Unless the recipes called for no wheat or other unsafe ingredients (like oats) at all, I never knew for sure how far off the author’s ideal I might have been. Quite often I was left to work purely on instinct, or, even worse than that, to guess. Sometimes I knew something that was supposed to happen had not: the meat in a stew, for example, which was supposed to develop a brown crust in the casserole after getting a light coating of flour, did nothing but get slimy; the biscuit didn’t fluff or flake; the sauce didn’t thicken correctly. Other times, I felt only a suspicion that I had missed the mark, and I couldn’t say why. It was beyond frustrating, and I could see no easy solution, at least not in the immediate future.
One night, I had a cookbook come-to-Jesus moment. All of this hurling myself into adaptation was clearly not good for me. So I removed all of the bookmarks and unfolded all of the dog-ears identifying dishes I probably should not try again for a long time—if ever. I looked briefly at the pages, some of which were spotted, stained, or torn, and took my leave. Then I turned to the indexes. A great attribute of any literary tradition, from short stories to cookery, is durability: it holds up to different readings at different times. In Beard on Food, I looked under “Rice” first, of course, and read all of the recipes I had never tried before: tians for the summer months, along with rice with sausage and tomato, and saffron risotto, and the list went on.

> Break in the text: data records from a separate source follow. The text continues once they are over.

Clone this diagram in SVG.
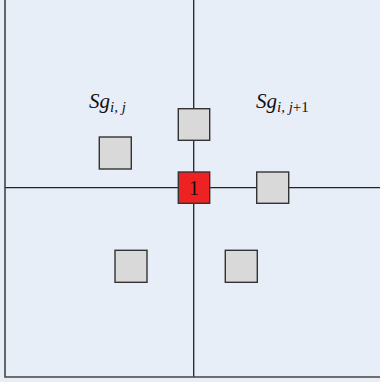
<svg xmlns="http://www.w3.org/2000/svg" width="380" height="382" viewBox="0 0 380 382">
<style>
.bg{fill:#E8EEF7}
.ln{stroke:#222;stroke-width:1.3;fill:none}
.bd{stroke:#444;stroke-width:1.6;fill:none}
.sq{fill:#D9D9D9;stroke:#333;stroke-width:1.4}
.red{fill:#EE2222;stroke:#333;stroke-width:1.4}
.lab{font-family:"Liberation Serif",serif;font-style:italic;font-size:21px;fill:#111}
.sub{font-size:15px}
.num{font-family:"Liberation Serif",serif;font-size:20px;fill:#111}
</style>
<rect class="bg" x="0" y="0" width="380" height="382"/>
<g id="grid">
<line class="ln" x1="193.7" y1="0" x2="193.7" y2="377"/>
<line class="ln" x1="5" y1="187.7" x2="380" y2="187.7"/>
<polyline class="bd" points="5,0 5,377 380,377"/>
</g>
<g id="n-top"><rect class="sq" x="178.3" y="108.7" width="31.4" height="31.6"/></g>
<g id="n-left"><rect class="sq" x="99.3" y="137" width="32" height="32"/></g>
<g id="n-red"><rect class="red" x="178.3" y="172" width="31.4" height="31.3"/><text class="num" x="194" y="195" text-anchor="middle">1</text></g>
<g id="n-right"><rect class="sq" x="256.7" y="172" width="32" height="31.3"/></g>
<g id="n-bl"><rect class="sq" x="115" y="250.3" width="32" height="32"/></g>
<g id="n-br"><rect class="sq" x="225.3" y="250.3" width="32" height="32"/></g>
<g id="labels">
<text class="lab" x="89" y="108">Sg<tspan class="sub" dy="4">i, j</tspan></text>
<text class="lab" x="256" y="108">Sg<tspan class="sub" dy="4">i, j</tspan><tspan class="sub" font-style="normal">+1</tspan></text>
</g>
</svg>
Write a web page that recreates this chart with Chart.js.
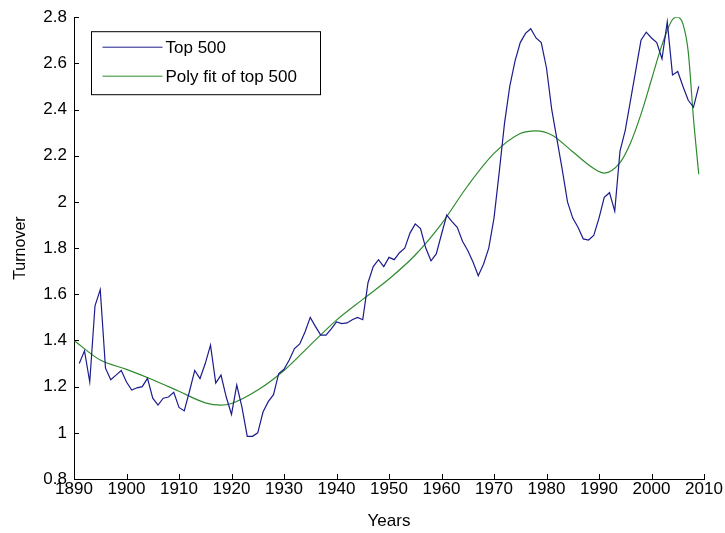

There was another tian from Elizabeth David, and an adaptation of mujaddarah, a dish of lentils, fried onions, and rice, from Deborah Madison. And at the recommendation of a friend, I bought Chang and Kutscher’s Encyclopedia of Chinese Food and Cooking, which provided enough inspiration to keep me busy for a long while. It would occur to me, much later but with a shock of understanding when it did, that this was what gluten-free cooking really meant: not paying attention to wheat—or trying to imitate it—at all.